La fusión entre vida y oficio -en la trama concreta vida y literatura- informa hermosamente la totalidad del libro. Cuando, por ejemplo, "se tenderá en la plaza sis sus borradores, dejará que el césped la contagie" (p. 179) o cuando "por primera vez su sonrisa la convulsiona, ha visto la frase completa y se arrastra sobre ella para frotarse".

Hay más: no sólo el oficio afirma la vida, confiere identidad. El propio libro y su autora se miran a sí mismos, se exigen rigor, se prohíben las concesiones. No se dejan vencer "por la tentación de estampar sus excedentes" y "nada la asola tanto como sus propios modales que envolviéndola le han confirmado su particular estilo". Así, aunque parezca contradictorio con la identidad colectiva perseguida -o alcanzada- esta exploración profunda del ser y de la realidad por la literatura puede significar soledad.

El rigor, la prohibición de concesiones se extiende también al lenguaje. Imposible otra cosa: el lenguaje es el gran protagonista de Lumpérica. Logra que acompañemos a L. Iluminada en su hazaña estática, que le creamos. La plaza fría y fantasmal, la noche interminable, los desplazamientos repetidos nos envuelven, nos retienen. ¿Por qué?

Es un lenguaje en que resuenan ecos de lo mejor de nuestro idioma. Ecos, ritmos muchas veces oídos -el siglo de oro viene a nuestra mente- asimilados por Diamela y que han abonado y enriquecido un estilo rico de por sí. Eso golpea al lector desde la primera página, mucho antes de llegar a la confesión de la autora: "Castellano esfuerzo ha desplegado para reubicar su diseñado espacio" (p. 176). Castellano esfuerzo que ha producido un lenguaje tenso, fuerte, elegante, originalísimo por la elección de vocablos cultos y su combinación con los corrientes y una cierta ruptura de la frase. "Castellano esfuerzo", cuya calidad se sostiene durante todo el libro.

Hemos dicho que el argumento de la obra es casi inexistente. ¿Es Lumpérica una novela? Así se ha calificado y hemos seguido esa denominación. Sin negarla, hay que agregar que es también un gran poema, en cuyo interior las formas se diferencian. Los mismos sucesos, al ser tratados de maneras diversas -y hasta en géneros literarios diversos- parecen adquirir una realidad y fuerza cada vez mayor. Porque al desarrollo primero en una prosa de alto vuelo poético e idiomático, se intercalan los mismos hechos reexaminados bajo el ojo crítico y técnico de una posible filmación. En los capítulos 2 y 7 el lenguaje preciso y escueto del interrogatorio tiene la virtud de mostrarnos el tema y la plaza en una ecalofriante desnudez. En el capítulo 3, la parte animal de la protagonista corre libre y suelta en fragmentos de gran belleza que subrayan y desarrollan su peculiar postura sexual.

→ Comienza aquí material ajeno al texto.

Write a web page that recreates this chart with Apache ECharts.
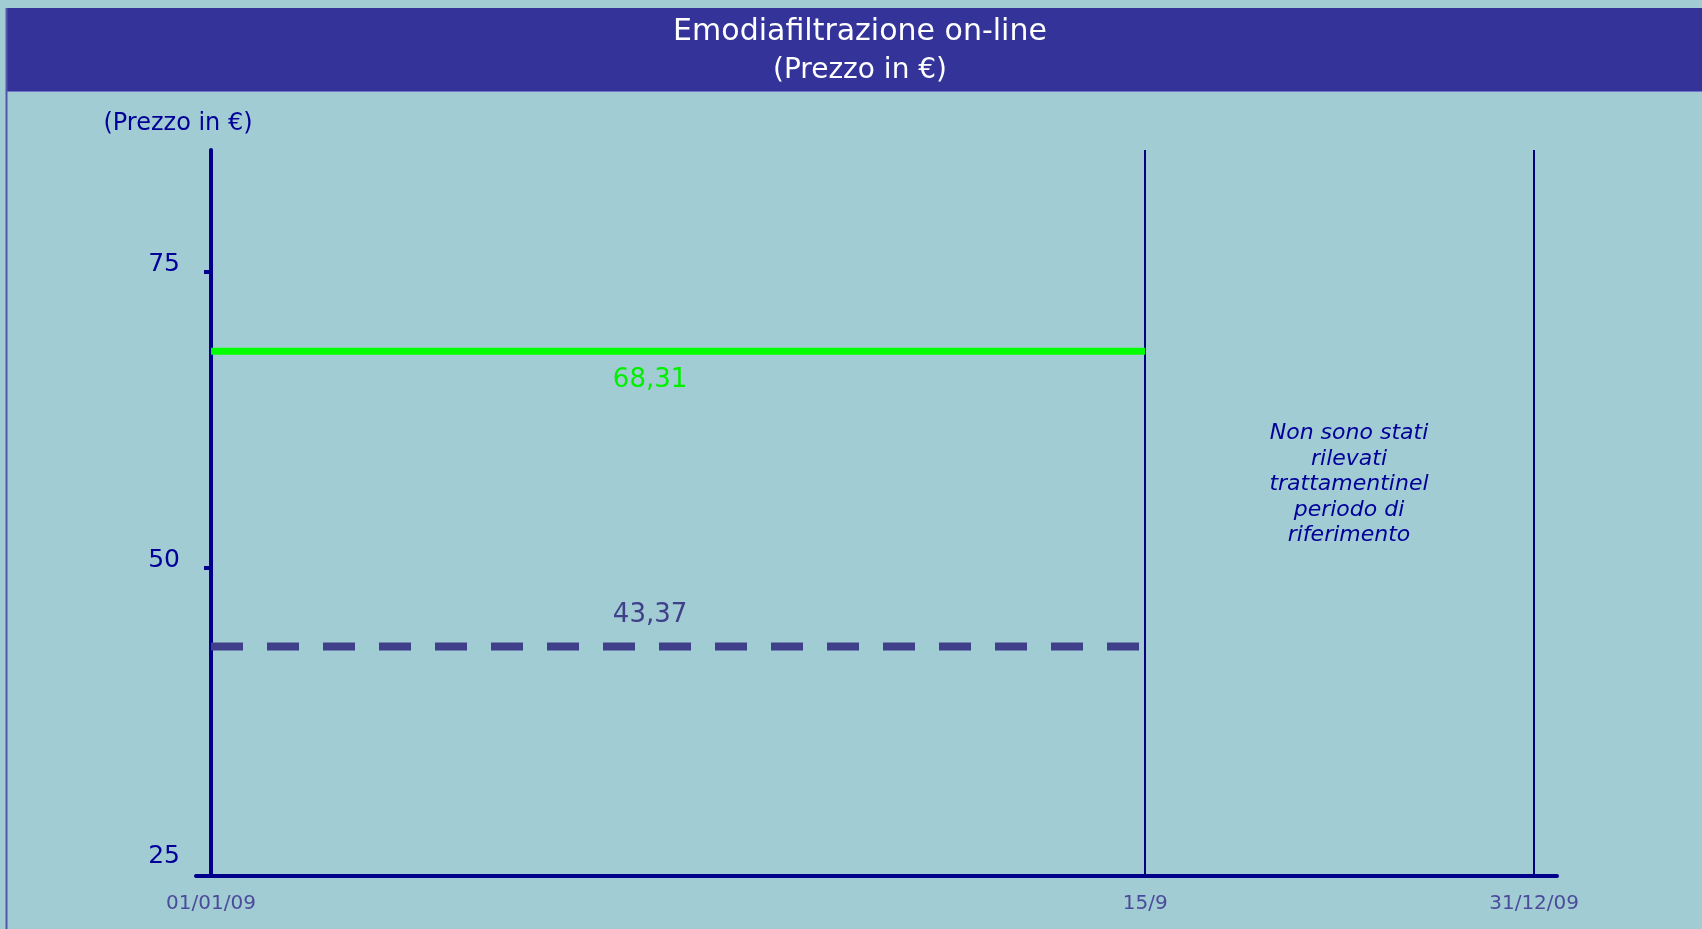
<!DOCTYPE html>
<html>
<head>
<meta charset="utf-8">
<script src="https://cdn.jsdelivr.net/npm/echarts@6/dist/echarts.min.js"></script>
<style>
  html, body { margin: 0; padding: 0; background: #A2CCD3; }
  #chart { width: 1702px; height: 929px; }
</style>
</head>
<body>
<div id="chart"></div>
<script>
// ---- Data ----
const titleText = 'Emodiafiltrazione on-line';
const subtitleText = '(Prezzo in €)';
const yAxisName = '(Prezzo in €)';
const xTickLabels = ['01/01/09', '15/9', '31/12/09'];
const xTickDays = [0, 257, 364];          // days from 01/01/09
const yTickLabels = [25, 50, 75];
const yTickMarks = [50, 75];
const periodStartDay = 0;                 // 01/01/09
const periodEndDay = 257;                 // 15/9
const verticalLineDays = [257, 364];      // 15/9, 31/12/09
const greenPrice = [68.31, 68.31];
const dashedPrice = [43.37, 43.37];
const noteText = 'Non sono stati\nrilevati\ntrattamentinel\nperiodo di\nriferimento';

// ---- Build ----
const fmt = v => String(v).replace('.', ',');
const greenData = [[periodStartDay, greenPrice[0]], [periodEndDay, greenPrice[1]]];
const dashedData = [[periodStartDay, dashedPrice[0]], [periodEndDay, dashedPrice[1]]];
const labelDay = periodStartDay + (periodEndDay - periodStartDay) * 0.47;

const axisColor = '#00008B';
const FONT = 'DejaVu Sans';

const chart = echarts.init(document.getElementById('chart'), null, { renderer: 'canvas' });
chart.setOption({
  animation: false,
  backgroundColor: '#A2CCD3',
  textStyle: { fontFamily: FONT },
  grid: { left: 196, right: 145, top: 150, bottom: 53, containLabel: false },
  xAxis: {
    type: 'value',
    min: -4.13,
    max: 370.3,
    axisLine: { show: true, onZero: true, lineStyle: { color: axisColor, width: 4 } },
    axisTick: { show: false },
    splitLine: { show: false },
    axisLabel: {
      customValues: xTickDays,
      formatter: v => xTickLabels[xTickDays.indexOf(v)] || '',
      color: '#4B4B9B',
      fontFamily: FONT,
      fontSize: 20,
      margin: 18
    }
  },
  yAxis: {
    type: 'value',
    min: 24,
    max: 85.3,
    name: yAxisName,
    nameLocation: 'end',
    nameGap: 14,
    nameTextStyle: { color: '#000099', fontFamily: FONT, fontSize: 24, align: 'center', padding: [0, 66, 0, 0] },
    axisLine: { show: true, onZero: true, lineStyle: { color: axisColor, width: 4 } },
    axisTick: { show: true, customValues: yTickMarks, length: 7, lineStyle: { color: axisColor, width: 4 } },
    splitLine: { show: false },
    axisLabel: {
      customValues: yTickLabels,
      color: '#000099',
      fontFamily: FONT,
      fontSize: 25,
      margin: 16,
      verticalAlign: 'bottom',
      lineHeight: 15
    }
  },
  series: [
    {
      type: 'line',
      data: greenData,
      symbol: 'none',
      z: 5,
      lineStyle: { color: '#00FF00', width: 7, cap: 'butt' },
      markPoint: {
        symbol: 'circle',
        symbolSize: 0,
        data: [{ coord: [labelDay, greenPrice[0]], value: greenPrice[0] }],
        label: {
          show: true, position: 'bottom', distance: 16,
          formatter: p => fmt(p.value),
          color: '#00F000', fontFamily: FONT, fontSize: 26
        }
      },
      markLine: {
        silent: true,
        symbol: ['none', 'none'],
        label: { show: false },
        lineStyle: { color: '#000080', width: 2, type: 'solid' },
        data: verticalLineDays.map(d => ({ xAxis: d }))
      }
    },
    {
      type: 'line',
      data: dashedData,
      symbol: 'none',
      z: 4,
      lineStyle: { color: '#40408A', width: 8, type: [32, 24], cap: 'butt' },
      markPoint: {
        symbol: 'circle',
        symbolSize: 0,
        data: [{ coord: [labelDay, dashedPrice[0]], value: dashedPrice[0] }],
        label: {
          show: true, position: 'top', distance: 18,
          formatter: p => fmt(p.value),
          color: '#40408A', fontFamily: FONT, fontSize: 26
        }
      }
    }
  ],
  graphic: [
    { type: 'rect', left: 6, top: 8, shape: { width: 1696, height: 83 }, style: { fill: '#333399' }, z: 0 },
    { type: 'line', shape: { x1: 6, y1: 91.5, x2: 1702, y2: 91.5 }, style: { stroke: '#7474C8', lineWidth: 1 }, z: 1 },
    { type: 'line', shape: { x1: 6.5, y1: 8, x2: 6.5, y2: 929 }, style: { stroke: '#5454AA', lineWidth: 2 }, z: 1 },
    { type: 'text', x: 860, y: 32, style: { text: titleText, fill: '#FFFFFF', font: '30px "DejaVu Sans"', align: 'center', verticalAlign: 'middle' }, z: 2 },
    { type: 'text', x: 860, y: 71, style: { text: subtitleText, fill: '#FFFFFF', font: '28px "DejaVu Sans"', align: 'center', verticalAlign: 'middle' }, z: 2 },
    { type: 'text', x: 1349, y: 421, style: { text: noteText, fill: '#000099', font: 'italic 22px "DejaVu Sans"', align: 'center', verticalAlign: 'top', lineHeight: 25.5 }, z: 2 }
  ]
});
</script>
</body>
</html>
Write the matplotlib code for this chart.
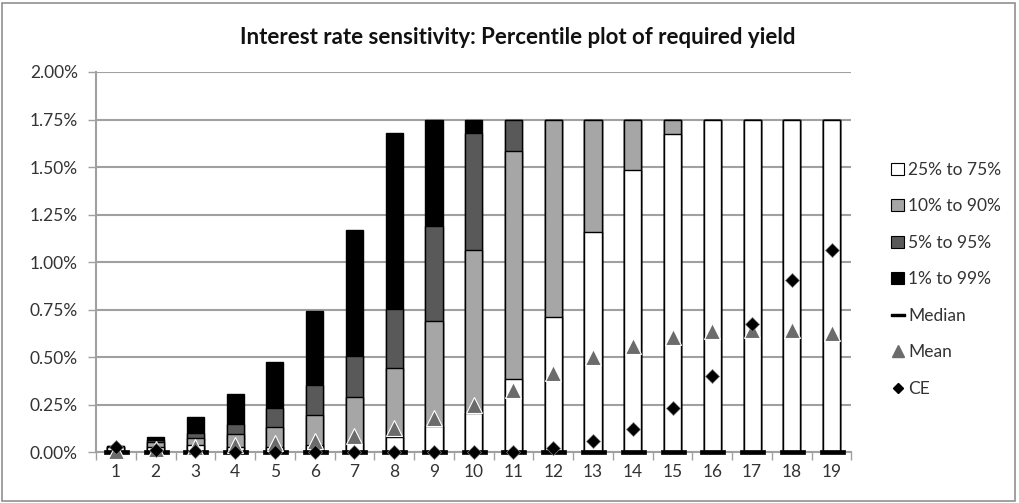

En el capítulo 6 se profundiza en los sentidos del oficio creador -siempre la literatura- y se la presenta en sus diversos finas -evasión, burla, ficción, abandono, ojetivo, engranaje, etc.- en poemas que examinan el tema, pero que además tienen un valor en sí mismos y podrían ser considerados independientemente de la obra.

El juego del lenguaje prolonga hasta el amanecer el balanceo entre el cuerpo viviente y la vida recreada, entre los movimientos reales y los apodos, nombres o letras que lanza el letrero luminoso. Ella, L. Iluminada, "no podía equivocarse y creer erróneamente que era impresa por una letra que nunca le había correspondido en realidad" y supo "después de una corta mirada que le era imposible precisar con certeza una combinatoria exacta. Que dos, tres o cuatro letras podrían caber sobre ella si se paraba en el lugar preciso" (p. 193).

La energía creadora y la experiencia vital -recogidas y plasmadas en toda su profundidad- y la realidad -introducida y multiplicada por la luz natural- dejan la novela abierta al lector.